▸ **SHORT PROBLEM**
Copy out the whole listing exactly as written, leaving the pictures behind.

▸ **GIVEN MATERIAL**
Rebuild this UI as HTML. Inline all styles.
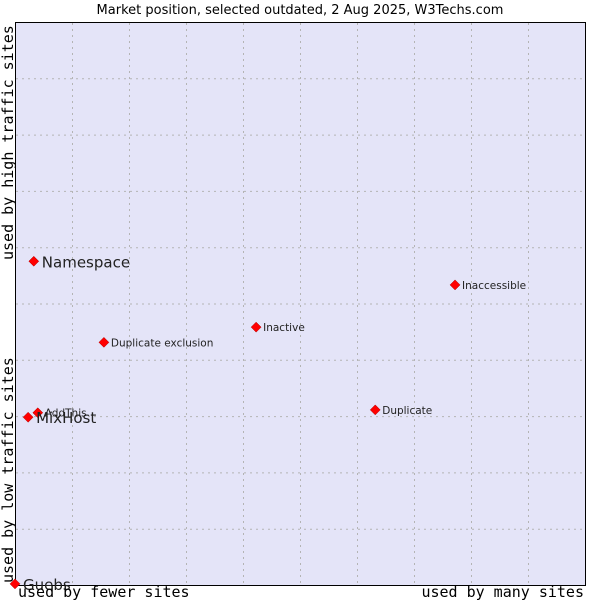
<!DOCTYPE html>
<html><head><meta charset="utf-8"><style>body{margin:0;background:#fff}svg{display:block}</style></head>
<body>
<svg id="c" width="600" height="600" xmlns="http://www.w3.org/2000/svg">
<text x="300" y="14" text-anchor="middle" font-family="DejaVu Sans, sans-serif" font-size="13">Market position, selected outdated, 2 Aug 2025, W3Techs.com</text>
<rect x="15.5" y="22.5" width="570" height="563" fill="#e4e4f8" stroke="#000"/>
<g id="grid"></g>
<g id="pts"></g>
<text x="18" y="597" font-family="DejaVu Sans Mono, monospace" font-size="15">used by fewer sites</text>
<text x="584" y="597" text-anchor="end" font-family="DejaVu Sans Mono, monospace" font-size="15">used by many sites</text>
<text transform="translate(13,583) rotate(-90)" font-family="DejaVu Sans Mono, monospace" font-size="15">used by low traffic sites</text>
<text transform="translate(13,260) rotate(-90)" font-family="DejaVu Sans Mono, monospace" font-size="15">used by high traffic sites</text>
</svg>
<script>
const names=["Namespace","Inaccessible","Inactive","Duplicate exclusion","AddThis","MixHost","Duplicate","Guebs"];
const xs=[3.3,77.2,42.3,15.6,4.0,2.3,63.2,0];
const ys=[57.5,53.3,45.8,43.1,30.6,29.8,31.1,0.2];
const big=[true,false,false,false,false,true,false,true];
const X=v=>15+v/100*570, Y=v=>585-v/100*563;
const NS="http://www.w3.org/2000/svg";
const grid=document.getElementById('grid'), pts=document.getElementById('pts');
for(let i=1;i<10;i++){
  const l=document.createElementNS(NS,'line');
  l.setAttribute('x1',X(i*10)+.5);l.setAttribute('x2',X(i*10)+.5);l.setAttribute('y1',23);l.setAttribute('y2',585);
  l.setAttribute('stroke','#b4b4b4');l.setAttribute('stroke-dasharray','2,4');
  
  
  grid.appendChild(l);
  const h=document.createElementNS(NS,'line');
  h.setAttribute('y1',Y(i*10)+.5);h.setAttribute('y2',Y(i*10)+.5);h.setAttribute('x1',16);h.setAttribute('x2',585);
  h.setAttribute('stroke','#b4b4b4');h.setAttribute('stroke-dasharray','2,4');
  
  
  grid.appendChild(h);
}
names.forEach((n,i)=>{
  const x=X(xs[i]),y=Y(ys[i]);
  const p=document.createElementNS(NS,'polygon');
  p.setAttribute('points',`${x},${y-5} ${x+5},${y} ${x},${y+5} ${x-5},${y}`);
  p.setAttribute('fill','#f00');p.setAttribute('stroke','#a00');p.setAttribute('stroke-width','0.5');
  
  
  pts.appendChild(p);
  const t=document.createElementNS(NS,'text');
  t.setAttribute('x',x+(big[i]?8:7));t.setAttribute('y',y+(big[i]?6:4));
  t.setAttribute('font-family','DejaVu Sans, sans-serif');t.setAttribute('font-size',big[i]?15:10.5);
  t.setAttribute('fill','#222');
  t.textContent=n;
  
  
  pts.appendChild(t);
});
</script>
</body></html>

▸ **OUTPUT OF THE EXERCISE**
Rebuild this UI as HTML. Inline all styles.
<!DOCTYPE html>
<html><head><meta charset="utf-8"><style>body{margin:0;background:#fff}svg{display:block}</style></head>
<body>
<svg id="c" width="600" height="600" xmlns="http://www.w3.org/2000/svg">
<text x="300" y="14" text-anchor="middle" font-family="DejaVu Sans, sans-serif" font-size="13">Market position, selected outdated, 2 Aug 2025, W3Techs.com</text>
<rect x="15.5" y="22.5" width="570" height="563" fill="#e4e4f8" stroke="#000"/>
<g id="grid"></g>
<g id="pts"></g>
<text x="18" y="597" font-family="DejaVu Sans Mono, monospace" font-size="15">used by fewer sites</text>
<text x="584" y="597" text-anchor="end" font-family="DejaVu Sans Mono, monospace" font-size="15">used by many sites</text>
<text transform="translate(13,583) rotate(-90)" font-family="DejaVu Sans Mono, monospace" font-size="15">used by low traffic sites</text>
<text transform="translate(13,260) rotate(-90)" font-family="DejaVu Sans Mono, monospace" font-size="15">used by high traffic sites</text>
</svg>
<script>
const names=["Namespace","Inaccessible","Inactive","Duplicate exclusion","AddThis","MixHost","Duplicate","Guebs"];
const xs=[3.3,77.2,42.3,15.6,4.0,2.3,63.2,0];
const ys=[57.5,53.3,45.8,43.1,30.6,29.8,31.1,0.2];
const big=[true,false,false,false,false,true,false,true];
const X=v=>15+v/100*570, Y=v=>585-v/100*563;
const NS="http://www.w3.org/2000/svg";
const grid=document.getElementById('grid'), pts=document.getElementById('pts');
for(let i=1;i<10;i++){
  const l=document.createElementNS(NS,'line');
  l.setAttribute('x1',X(i*10)+.5);l.setAttribute('x2',X(i*10)+.5);l.setAttribute('y1',23);l.setAttribute('y2',585);
  l.setAttribute('stroke','#b4b4b4');l.setAttribute('stroke-dasharray','2,4');
  
  
  grid.appendChild(l);
  const h=document.createElementNS(NS,'line');
  h.setAttribute('y1',Y(i*10)+.5);h.setAttribute('y2',Y(i*10)+.5);h.setAttribute('x1',16);h.setAttribute('x2',585);
  h.setAttribute('stroke','#b4b4b4');h.setAttribute('stroke-dasharray','2,4');
  
  
  grid.appendChild(h);
}
names.forEach((n,i)=>{
  const x=X(xs[i]),y=Y(ys[i]);
  const p=document.createElementNS(NS,'polygon');
  p.setAttribute('points',`${x},${y-5} ${x+5},${y} ${x},${y+5} ${x-5},${y}`);
  p.setAttribute('fill','#f00');p.setAttribute('stroke','#a00');p.setAttribute('stroke-width','0.5');
  
  
  pts.appendChild(p);
  const t=document.createElementNS(NS,'text');
  t.setAttribute('x',x+(big[i]?8:7));t.setAttribute('y',y+(big[i]?6:4));
  t.setAttribute('font-family','DejaVu Sans, sans-serif');t.setAttribute('font-size',big[i]?15:10.5);
  t.setAttribute('fill','#222');
  t.textContent=n;
  
  
  pts.appendChild(t);
});
</script>
</body></html>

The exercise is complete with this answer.